Entre os exemplos mais recentes, destaca-se Pavel Nedvěd, esterno sinistro sempre indispensável à Lazio e à Juve. Ou ainda Luís Figo, nos momentos em que Mancini opta por utilizá-lo em sua posição original. Falando em Mancini, o ex-lateral-direito do Atlético Mineiro só encontrou seu melhor futebol em Roma quando Spalletti o efetivou de esterno, pela esquerda. Coisas do futebol.

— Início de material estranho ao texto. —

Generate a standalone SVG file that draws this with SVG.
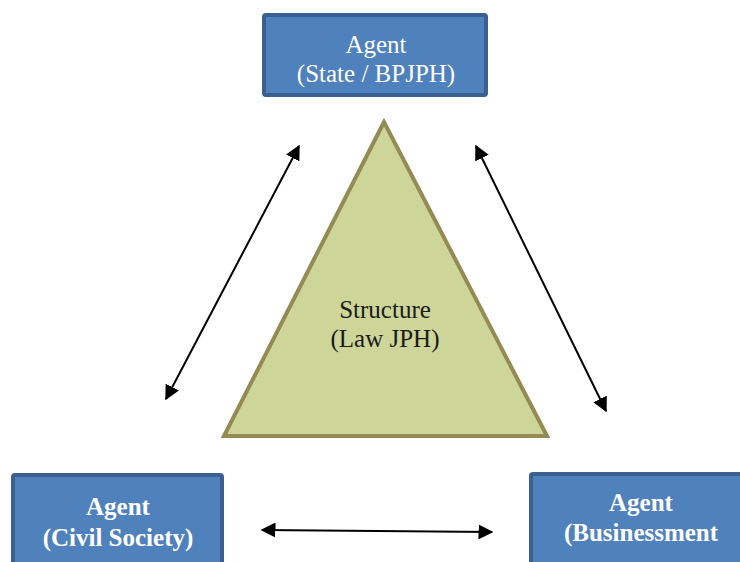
<svg xmlns="http://www.w3.org/2000/svg" width="740" height="562" viewBox="0 0 740 562">
<style>
.box{fill:#4f81bd;stroke:#3b5f8f;stroke-width:4}
.t{font-family:"Liberation Serif",serif;font-size:25px;fill:#ffffff;text-anchor:middle}
.s{font-family:"Liberation Serif",serif;font-size:25px;fill:#1a1a1a;text-anchor:middle}
.b{font-weight:bold}
.c{stroke:#000;stroke-width:2;fill:none;marker-start:url(#ah);marker-end:url(#ah)}
</style>
<defs>
<marker id="ah" viewBox="0 0 10 10" refX="9" refY="5" markerWidth="7.5" markerHeight="7.5" orient="auto-start-reverse" markerUnits="strokeWidth">
<path d="M0,0 L10,5 L0,10 Z" fill="#000"/>
</marker>
</defs>
<rect width="740" height="562" fill="#fff"/>
<g id="structure">
<polygon points="384,122 224,436 547,436" fill="#cdd598" stroke="#948a54" stroke-width="4" stroke-linejoin="miter"/>
<text class="s" x="385" y="318">Structure</text>
<text class="s" x="385" y="347">(Law JPH)</text>
</g>
<g id="agent-state">
<rect class="box" x="264" y="15" width="222" height="80" rx="2"/>
<text class="t" x="376" y="53">Agent</text>
<text class="t" x="376" y="82">(State / BPJPH)</text>
</g>
<g id="agent-civil">
<rect class="box" x="13" y="475" width="209" height="100" rx="2"/>
<text class="t b" x="118" y="515">Agent</text>
<text class="t b" x="118" y="546">(Civil Society)</text>
</g>
<g id="agent-business">
<rect class="box" x="531" y="474" width="230" height="100" rx="2"/>
<text class="t b" x="641" y="511">Agent</text>
<text class="t b" x="641" y="541">(Businessment</text>
</g>
<g id="connectors">
<line class="c" x1="166" y1="399" x2="299" y2="146"/>
<line class="c" x1="476" y1="146" x2="606" y2="411"/>
<line class="c" x1="262" y1="530" x2="492" y2="532"/>
</g>
</svg>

Como é bom ler tuas postagens sobre o Italiano…
Parabéns pelo texto.
abraços.
Excelente texto Braitner. Na verdade, um dos melhores que já li sobre definição de posicionamento em campo. Além disso, o post é bastante informativo e leve. Não tem aquela espécie de ressentimento em relação ao futebol que a imprensa costuma mostrar. Lembra também os grandes textos de Rodolfo Moura no Calcio Serie A. Meus sinceros parabéns!
Outra coisa, provavelmente vc deve falar dos atacantes. Tenho um post no meu blog sobre o tema que gostaria que desse uma olhada: http://fbwe.zip.net/arch2006-11-05_2006-11-11.html
Valeu!
Muito bom! Estava procurando esse assunto pela Net a muito tempo. Muito bom o Blog, continuem assim!
Show de bola Braitner, parabéns pela matéria, até o Silvio Lancellotti ficaria com inveja hahahahah.
Olá!
No jogo da Juve ouvi os meninos comentando do seu blog, e sem querer acabei achando-o procurando coisas sobre o Cristiano Doni. Adorei, ganhou uma assídula leitora!